> [REQUEST]: Consider the data that follows and state how many lines contain the string "matplotlib", using the number alone.

> [GIVEN DATA]:
begin

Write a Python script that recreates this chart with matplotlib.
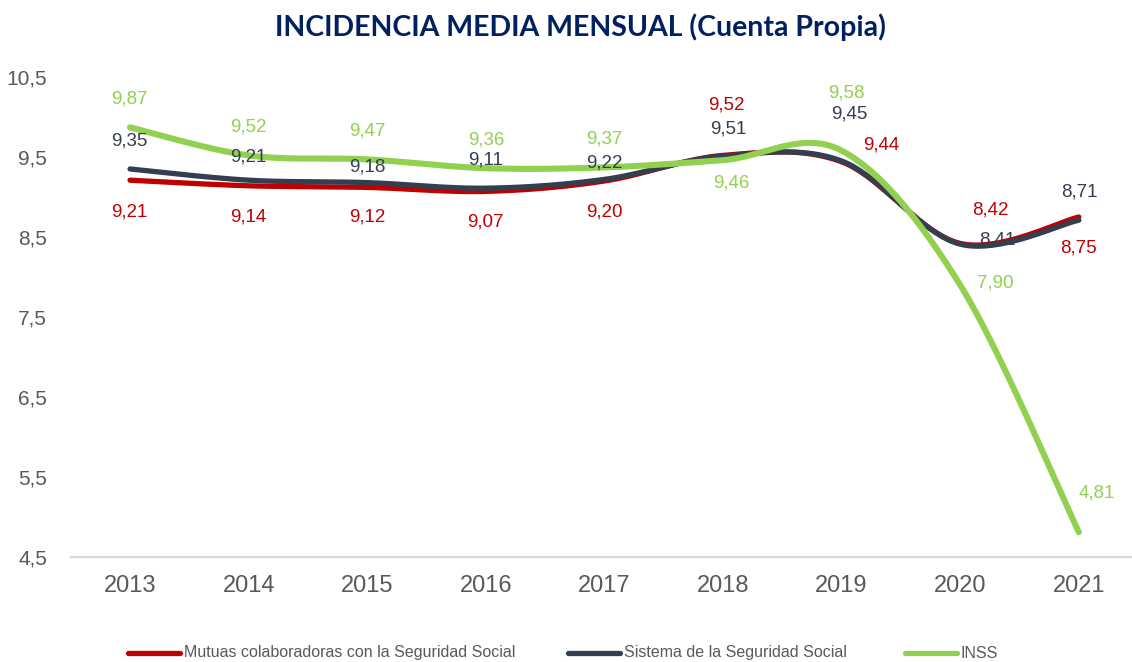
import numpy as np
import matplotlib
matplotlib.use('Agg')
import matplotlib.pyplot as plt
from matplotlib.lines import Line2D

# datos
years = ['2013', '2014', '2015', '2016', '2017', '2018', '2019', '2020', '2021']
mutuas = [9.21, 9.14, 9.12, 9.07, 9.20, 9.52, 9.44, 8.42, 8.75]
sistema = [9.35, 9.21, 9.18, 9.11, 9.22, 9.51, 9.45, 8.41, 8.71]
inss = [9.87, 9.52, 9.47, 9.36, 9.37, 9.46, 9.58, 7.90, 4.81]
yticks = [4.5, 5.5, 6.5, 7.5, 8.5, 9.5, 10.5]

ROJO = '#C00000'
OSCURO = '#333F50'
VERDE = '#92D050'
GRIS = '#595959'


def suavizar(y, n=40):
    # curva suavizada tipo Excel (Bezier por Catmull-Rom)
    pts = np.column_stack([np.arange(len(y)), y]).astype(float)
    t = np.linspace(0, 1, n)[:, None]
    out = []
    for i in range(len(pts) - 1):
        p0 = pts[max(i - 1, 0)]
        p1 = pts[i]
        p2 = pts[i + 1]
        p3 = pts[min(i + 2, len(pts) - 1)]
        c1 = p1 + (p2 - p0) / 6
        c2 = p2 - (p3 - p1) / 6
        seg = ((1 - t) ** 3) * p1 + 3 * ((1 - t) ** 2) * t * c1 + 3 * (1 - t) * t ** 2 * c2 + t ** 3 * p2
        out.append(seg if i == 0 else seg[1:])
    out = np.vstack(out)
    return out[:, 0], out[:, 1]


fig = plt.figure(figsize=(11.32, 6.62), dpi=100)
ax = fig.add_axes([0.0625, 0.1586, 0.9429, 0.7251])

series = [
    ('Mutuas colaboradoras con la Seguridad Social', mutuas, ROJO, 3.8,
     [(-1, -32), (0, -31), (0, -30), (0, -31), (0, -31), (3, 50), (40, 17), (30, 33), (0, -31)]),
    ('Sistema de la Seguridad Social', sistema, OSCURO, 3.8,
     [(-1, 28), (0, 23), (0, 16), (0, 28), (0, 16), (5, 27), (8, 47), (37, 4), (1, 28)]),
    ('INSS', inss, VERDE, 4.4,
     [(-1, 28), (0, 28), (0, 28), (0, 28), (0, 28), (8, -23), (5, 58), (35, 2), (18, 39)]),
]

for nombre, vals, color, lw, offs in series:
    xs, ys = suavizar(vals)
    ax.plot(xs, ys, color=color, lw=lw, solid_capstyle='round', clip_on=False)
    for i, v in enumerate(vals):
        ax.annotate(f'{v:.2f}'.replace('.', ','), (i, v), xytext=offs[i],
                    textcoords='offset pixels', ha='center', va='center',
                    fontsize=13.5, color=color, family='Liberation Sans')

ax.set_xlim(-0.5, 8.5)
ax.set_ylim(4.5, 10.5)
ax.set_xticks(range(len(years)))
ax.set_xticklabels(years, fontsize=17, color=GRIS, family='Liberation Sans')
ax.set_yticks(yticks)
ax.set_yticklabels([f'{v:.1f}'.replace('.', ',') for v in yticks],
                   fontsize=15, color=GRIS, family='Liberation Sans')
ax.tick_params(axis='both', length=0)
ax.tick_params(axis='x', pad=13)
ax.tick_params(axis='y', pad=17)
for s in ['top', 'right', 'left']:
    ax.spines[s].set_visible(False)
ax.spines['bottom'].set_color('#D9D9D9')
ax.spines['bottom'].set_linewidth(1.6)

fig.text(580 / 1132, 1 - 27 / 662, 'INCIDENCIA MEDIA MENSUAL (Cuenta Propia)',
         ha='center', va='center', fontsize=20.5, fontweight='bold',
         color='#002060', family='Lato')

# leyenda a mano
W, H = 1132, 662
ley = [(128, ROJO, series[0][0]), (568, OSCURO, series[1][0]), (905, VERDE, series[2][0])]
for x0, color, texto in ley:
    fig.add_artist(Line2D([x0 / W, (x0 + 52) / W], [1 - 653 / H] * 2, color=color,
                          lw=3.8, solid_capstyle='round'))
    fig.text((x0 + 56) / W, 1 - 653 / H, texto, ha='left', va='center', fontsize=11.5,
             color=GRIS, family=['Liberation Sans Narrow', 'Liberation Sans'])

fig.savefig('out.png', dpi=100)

end

> [EXPECTED ANSWER]: 5